Set down the data below from its first line to the line holding "794300, 924800, 1.09e6, 1.29e6, 1.83e6, 2.52e6, 3.40e6, 4.39e6]", inclusive; omit all pictures.

_ _ _ _ _

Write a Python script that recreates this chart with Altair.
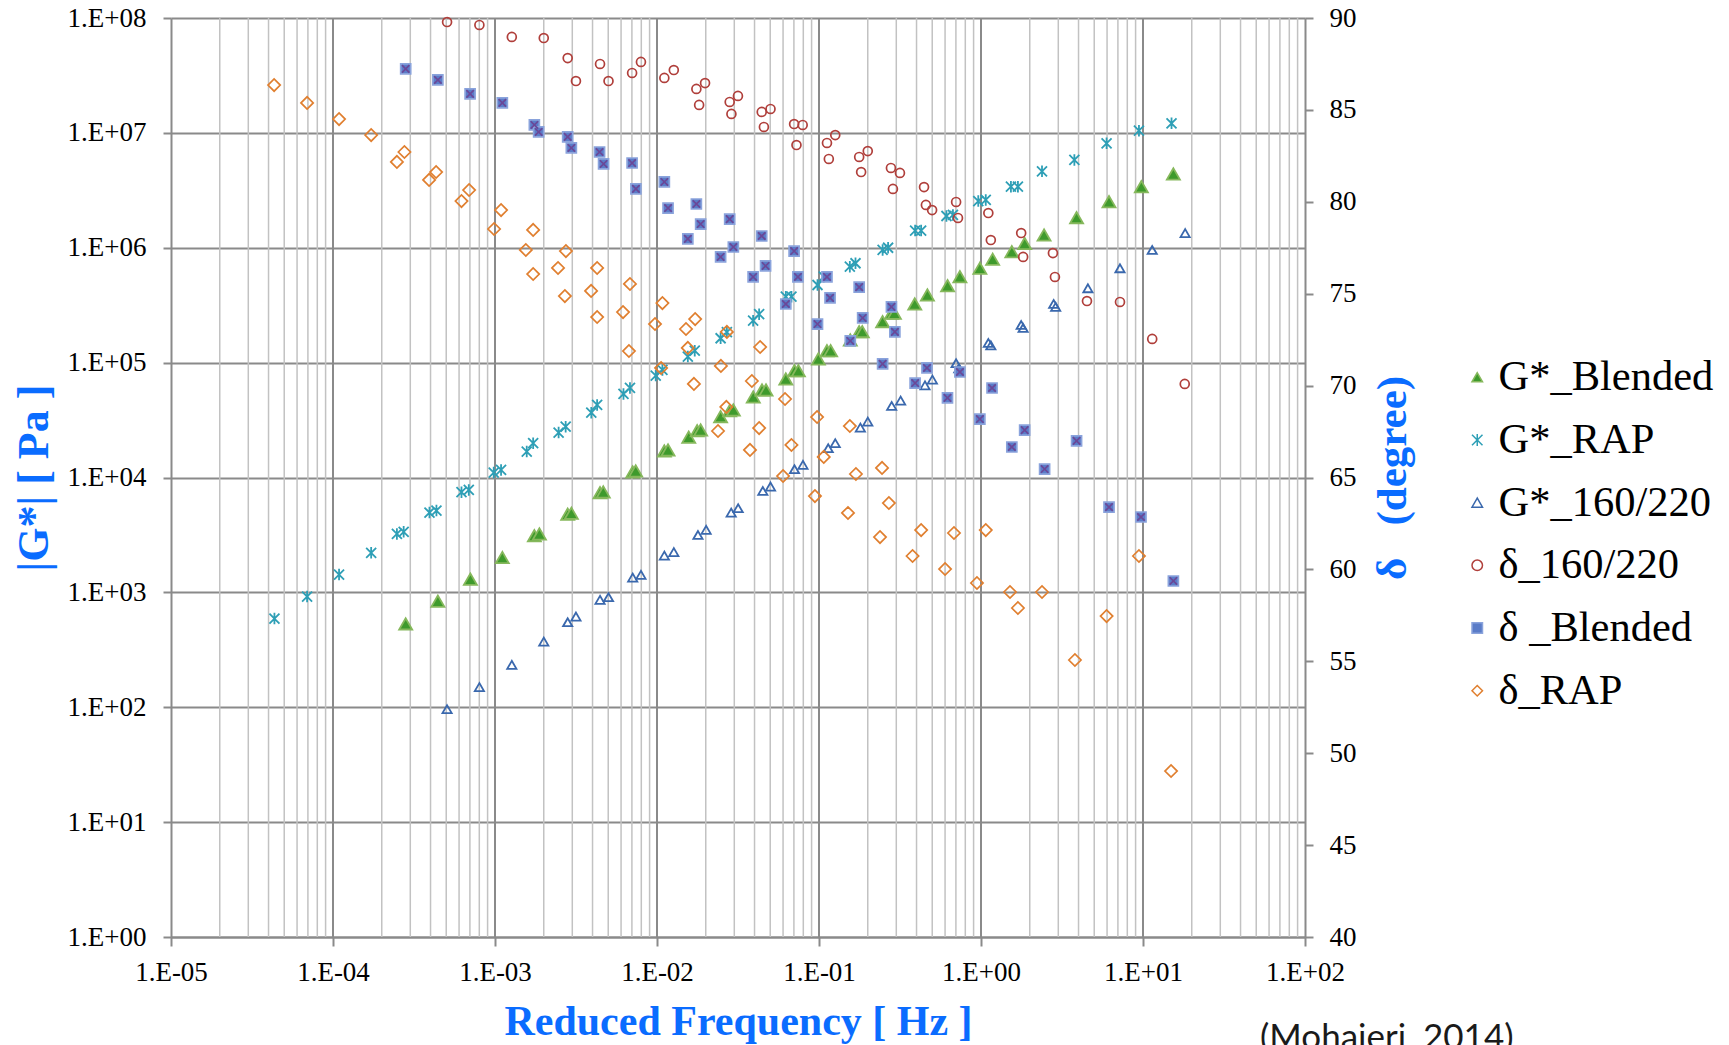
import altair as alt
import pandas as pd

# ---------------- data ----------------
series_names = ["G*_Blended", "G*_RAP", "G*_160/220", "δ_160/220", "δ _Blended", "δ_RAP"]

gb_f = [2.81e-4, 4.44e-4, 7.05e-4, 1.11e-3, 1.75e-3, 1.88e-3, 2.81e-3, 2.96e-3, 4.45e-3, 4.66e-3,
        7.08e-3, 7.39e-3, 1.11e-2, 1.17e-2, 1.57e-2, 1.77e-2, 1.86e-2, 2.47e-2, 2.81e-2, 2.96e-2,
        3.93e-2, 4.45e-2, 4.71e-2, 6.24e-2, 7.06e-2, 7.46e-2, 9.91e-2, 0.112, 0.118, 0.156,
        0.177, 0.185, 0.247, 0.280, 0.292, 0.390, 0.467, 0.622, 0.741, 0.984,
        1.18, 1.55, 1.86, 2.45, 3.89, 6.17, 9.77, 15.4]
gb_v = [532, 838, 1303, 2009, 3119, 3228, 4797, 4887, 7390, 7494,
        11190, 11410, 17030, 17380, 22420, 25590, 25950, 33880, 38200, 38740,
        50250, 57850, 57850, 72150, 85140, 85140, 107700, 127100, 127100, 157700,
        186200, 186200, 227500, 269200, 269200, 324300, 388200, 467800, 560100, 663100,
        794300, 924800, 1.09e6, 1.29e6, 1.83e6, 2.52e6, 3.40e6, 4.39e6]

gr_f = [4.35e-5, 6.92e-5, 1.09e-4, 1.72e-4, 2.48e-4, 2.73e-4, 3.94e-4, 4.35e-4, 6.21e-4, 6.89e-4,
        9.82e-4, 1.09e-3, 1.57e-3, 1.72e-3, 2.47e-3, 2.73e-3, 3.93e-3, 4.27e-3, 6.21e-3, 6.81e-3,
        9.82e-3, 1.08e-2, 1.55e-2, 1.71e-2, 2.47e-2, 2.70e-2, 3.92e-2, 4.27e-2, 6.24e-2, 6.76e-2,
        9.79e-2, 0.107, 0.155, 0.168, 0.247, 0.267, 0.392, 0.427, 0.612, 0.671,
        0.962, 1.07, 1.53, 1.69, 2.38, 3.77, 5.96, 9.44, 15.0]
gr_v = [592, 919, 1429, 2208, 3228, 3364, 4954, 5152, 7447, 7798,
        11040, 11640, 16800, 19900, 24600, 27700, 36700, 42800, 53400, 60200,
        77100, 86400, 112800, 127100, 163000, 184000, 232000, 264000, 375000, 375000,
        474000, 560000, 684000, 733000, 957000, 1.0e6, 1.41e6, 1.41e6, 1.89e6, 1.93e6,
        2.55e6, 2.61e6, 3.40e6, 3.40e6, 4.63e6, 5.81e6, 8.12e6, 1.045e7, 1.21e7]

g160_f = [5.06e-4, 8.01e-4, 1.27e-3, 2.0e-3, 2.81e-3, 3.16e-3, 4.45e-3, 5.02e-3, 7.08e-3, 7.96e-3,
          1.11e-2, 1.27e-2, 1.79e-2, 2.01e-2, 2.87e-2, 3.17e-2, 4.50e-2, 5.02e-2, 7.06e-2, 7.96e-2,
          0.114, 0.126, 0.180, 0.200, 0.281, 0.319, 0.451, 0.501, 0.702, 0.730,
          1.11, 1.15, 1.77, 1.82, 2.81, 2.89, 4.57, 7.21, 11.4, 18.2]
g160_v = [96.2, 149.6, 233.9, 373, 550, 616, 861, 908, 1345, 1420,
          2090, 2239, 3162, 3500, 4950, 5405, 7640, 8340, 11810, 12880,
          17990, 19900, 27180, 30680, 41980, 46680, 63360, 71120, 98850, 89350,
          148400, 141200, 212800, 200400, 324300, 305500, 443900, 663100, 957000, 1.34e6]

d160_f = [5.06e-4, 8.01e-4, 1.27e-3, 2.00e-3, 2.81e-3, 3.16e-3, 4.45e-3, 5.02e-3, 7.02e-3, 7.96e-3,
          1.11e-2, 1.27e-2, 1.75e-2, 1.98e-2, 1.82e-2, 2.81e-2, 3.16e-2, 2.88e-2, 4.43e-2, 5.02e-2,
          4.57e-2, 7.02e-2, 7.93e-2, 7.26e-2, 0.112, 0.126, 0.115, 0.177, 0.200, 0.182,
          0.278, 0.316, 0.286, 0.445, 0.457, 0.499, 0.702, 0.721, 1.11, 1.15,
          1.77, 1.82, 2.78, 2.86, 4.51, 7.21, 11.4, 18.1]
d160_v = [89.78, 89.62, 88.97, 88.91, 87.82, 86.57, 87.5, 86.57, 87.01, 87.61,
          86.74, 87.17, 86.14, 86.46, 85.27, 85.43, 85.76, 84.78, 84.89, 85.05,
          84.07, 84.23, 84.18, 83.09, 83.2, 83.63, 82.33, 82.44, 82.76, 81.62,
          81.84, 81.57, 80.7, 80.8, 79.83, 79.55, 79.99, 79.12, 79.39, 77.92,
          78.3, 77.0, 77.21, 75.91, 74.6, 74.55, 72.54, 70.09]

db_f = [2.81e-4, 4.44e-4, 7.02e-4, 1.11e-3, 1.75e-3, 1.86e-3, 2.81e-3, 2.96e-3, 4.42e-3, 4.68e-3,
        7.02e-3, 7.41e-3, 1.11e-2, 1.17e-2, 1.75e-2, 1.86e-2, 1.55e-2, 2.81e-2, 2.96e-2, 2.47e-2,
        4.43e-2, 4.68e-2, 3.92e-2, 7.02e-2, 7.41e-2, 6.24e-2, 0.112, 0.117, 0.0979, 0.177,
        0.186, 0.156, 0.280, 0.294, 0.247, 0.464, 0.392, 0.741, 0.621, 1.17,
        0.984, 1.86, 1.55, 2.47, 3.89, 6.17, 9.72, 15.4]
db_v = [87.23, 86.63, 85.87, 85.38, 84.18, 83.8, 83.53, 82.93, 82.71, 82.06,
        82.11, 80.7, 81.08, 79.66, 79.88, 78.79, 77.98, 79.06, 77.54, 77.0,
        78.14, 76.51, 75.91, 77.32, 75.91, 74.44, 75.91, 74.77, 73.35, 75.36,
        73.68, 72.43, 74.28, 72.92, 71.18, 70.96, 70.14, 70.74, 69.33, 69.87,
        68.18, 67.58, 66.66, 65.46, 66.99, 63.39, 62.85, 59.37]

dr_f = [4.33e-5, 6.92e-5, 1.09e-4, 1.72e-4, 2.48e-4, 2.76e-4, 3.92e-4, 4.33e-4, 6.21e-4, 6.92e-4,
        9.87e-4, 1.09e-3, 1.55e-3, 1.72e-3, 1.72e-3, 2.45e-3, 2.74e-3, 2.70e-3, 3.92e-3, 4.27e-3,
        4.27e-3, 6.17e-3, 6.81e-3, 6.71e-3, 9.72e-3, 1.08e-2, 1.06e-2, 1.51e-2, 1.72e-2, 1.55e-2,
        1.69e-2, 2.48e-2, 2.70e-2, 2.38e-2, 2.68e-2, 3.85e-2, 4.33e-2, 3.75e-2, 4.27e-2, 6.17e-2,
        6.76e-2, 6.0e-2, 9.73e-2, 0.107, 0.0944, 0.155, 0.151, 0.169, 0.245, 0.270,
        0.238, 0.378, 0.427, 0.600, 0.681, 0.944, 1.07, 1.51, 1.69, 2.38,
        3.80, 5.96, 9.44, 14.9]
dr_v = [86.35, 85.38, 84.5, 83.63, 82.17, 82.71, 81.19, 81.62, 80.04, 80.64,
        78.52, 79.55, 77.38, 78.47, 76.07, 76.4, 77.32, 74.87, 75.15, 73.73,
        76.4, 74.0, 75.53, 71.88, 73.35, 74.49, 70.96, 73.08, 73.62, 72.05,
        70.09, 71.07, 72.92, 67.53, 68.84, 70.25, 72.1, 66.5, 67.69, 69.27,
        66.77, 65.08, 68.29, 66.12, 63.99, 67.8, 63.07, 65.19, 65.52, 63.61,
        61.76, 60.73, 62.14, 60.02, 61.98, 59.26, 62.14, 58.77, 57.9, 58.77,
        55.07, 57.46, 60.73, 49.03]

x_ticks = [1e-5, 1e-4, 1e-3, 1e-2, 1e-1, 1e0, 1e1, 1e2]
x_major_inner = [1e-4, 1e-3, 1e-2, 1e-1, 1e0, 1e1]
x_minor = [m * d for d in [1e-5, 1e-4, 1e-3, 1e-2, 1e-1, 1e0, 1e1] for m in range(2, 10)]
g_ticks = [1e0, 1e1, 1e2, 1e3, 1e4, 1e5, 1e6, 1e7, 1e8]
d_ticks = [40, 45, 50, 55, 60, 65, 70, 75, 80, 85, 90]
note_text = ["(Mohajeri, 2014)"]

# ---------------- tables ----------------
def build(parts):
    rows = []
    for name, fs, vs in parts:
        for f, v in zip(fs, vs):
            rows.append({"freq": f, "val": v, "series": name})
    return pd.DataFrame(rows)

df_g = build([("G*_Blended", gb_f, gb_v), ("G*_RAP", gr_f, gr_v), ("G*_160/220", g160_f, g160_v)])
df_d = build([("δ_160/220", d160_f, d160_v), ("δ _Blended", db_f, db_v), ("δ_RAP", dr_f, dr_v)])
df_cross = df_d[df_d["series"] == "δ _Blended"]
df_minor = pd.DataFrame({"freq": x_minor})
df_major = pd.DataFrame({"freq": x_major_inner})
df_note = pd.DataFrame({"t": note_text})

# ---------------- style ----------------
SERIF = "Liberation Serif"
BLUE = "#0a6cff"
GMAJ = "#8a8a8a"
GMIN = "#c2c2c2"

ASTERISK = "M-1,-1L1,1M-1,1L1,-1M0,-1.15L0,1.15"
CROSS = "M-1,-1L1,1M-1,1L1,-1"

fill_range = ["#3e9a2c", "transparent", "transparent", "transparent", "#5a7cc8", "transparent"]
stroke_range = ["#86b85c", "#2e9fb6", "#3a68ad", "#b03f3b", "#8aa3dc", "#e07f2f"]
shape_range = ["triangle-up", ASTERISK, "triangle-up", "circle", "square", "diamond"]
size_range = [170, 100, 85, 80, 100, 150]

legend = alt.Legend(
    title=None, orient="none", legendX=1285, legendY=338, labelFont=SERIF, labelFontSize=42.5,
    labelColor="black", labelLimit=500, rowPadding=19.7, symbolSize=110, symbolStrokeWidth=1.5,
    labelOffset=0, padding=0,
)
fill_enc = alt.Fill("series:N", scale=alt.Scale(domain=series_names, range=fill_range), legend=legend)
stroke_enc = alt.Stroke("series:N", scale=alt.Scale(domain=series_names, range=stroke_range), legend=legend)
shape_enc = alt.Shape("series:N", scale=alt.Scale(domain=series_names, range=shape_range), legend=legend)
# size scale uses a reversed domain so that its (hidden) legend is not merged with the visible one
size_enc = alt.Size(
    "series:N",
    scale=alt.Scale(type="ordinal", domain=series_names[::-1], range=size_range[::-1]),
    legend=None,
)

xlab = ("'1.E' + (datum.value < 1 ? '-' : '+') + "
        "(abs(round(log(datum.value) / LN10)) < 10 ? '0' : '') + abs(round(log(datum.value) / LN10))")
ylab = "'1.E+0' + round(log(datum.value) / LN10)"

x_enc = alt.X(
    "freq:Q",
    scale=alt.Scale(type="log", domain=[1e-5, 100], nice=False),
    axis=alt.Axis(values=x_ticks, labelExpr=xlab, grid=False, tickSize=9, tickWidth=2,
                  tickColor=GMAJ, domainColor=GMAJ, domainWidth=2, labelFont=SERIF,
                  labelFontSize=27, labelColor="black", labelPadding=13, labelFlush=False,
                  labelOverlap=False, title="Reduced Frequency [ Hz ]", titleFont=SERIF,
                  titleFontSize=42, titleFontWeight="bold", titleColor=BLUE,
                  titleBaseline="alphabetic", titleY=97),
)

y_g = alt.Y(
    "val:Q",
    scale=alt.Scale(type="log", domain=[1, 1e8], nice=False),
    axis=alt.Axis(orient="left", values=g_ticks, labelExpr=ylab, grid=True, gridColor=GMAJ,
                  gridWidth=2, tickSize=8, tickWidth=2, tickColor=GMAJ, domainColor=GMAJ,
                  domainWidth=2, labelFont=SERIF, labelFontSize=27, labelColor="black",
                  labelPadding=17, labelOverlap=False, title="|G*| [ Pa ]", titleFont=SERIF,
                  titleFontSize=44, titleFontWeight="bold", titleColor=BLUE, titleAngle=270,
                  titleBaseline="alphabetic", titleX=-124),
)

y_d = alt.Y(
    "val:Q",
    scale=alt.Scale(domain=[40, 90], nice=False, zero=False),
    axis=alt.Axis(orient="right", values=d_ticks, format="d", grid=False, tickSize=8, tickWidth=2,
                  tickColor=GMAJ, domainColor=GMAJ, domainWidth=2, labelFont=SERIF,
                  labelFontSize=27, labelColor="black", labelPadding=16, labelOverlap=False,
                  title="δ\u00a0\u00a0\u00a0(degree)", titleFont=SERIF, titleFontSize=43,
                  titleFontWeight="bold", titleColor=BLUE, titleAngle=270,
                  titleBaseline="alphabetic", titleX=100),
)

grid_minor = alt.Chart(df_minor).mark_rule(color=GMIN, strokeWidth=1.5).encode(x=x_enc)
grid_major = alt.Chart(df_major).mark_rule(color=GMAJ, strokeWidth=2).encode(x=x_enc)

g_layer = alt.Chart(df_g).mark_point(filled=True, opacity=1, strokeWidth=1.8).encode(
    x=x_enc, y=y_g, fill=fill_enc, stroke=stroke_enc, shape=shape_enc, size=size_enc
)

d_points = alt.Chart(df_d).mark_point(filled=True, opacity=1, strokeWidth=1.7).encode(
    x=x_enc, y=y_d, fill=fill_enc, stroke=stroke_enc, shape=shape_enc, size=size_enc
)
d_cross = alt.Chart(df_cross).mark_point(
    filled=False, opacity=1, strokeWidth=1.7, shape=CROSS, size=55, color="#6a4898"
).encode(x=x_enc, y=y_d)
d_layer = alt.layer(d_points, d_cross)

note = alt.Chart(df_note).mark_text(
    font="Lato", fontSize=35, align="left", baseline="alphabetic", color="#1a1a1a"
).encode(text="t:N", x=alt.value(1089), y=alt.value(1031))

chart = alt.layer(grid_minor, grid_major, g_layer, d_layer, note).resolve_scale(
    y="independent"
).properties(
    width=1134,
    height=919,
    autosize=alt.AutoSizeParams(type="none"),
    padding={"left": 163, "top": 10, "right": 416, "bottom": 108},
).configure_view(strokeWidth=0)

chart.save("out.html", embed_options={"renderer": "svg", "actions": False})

_ _ _ _ _

## Answer to the exercise
Write a Python script that recreates this chart with Altair.
import altair as alt
import pandas as pd

# ---------------- data ----------------
series_names = ["G*_Blended", "G*_RAP", "G*_160/220", "δ_160/220", "δ _Blended", "δ_RAP"]

gb_f = [2.81e-4, 4.44e-4, 7.05e-4, 1.11e-3, 1.75e-3, 1.88e-3, 2.81e-3, 2.96e-3, 4.45e-3, 4.66e-3,
        7.08e-3, 7.39e-3, 1.11e-2, 1.17e-2, 1.57e-2, 1.77e-2, 1.86e-2, 2.47e-2, 2.81e-2, 2.96e-2,
        3.93e-2, 4.45e-2, 4.71e-2, 6.24e-2, 7.06e-2, 7.46e-2, 9.91e-2, 0.112, 0.118, 0.156,
        0.177, 0.185, 0.247, 0.280, 0.292, 0.390, 0.467, 0.622, 0.741, 0.984,
        1.18, 1.55, 1.86, 2.45, 3.89, 6.17, 9.77, 15.4]
gb_v = [532, 838, 1303, 2009, 3119, 3228, 4797, 4887, 7390, 7494,
        11190, 11410, 17030, 17380, 22420, 25590, 25950, 33880, 38200, 38740,
        50250, 57850, 57850, 72150, 85140, 85140, 107700, 127100, 127100, 157700,
        186200, 186200, 227500, 269200, 269200, 324300, 388200, 467800, 560100, 663100,
        794300, 924800, 1.09e6, 1.29e6, 1.83e6, 2.52e6, 3.40e6, 4.39e6]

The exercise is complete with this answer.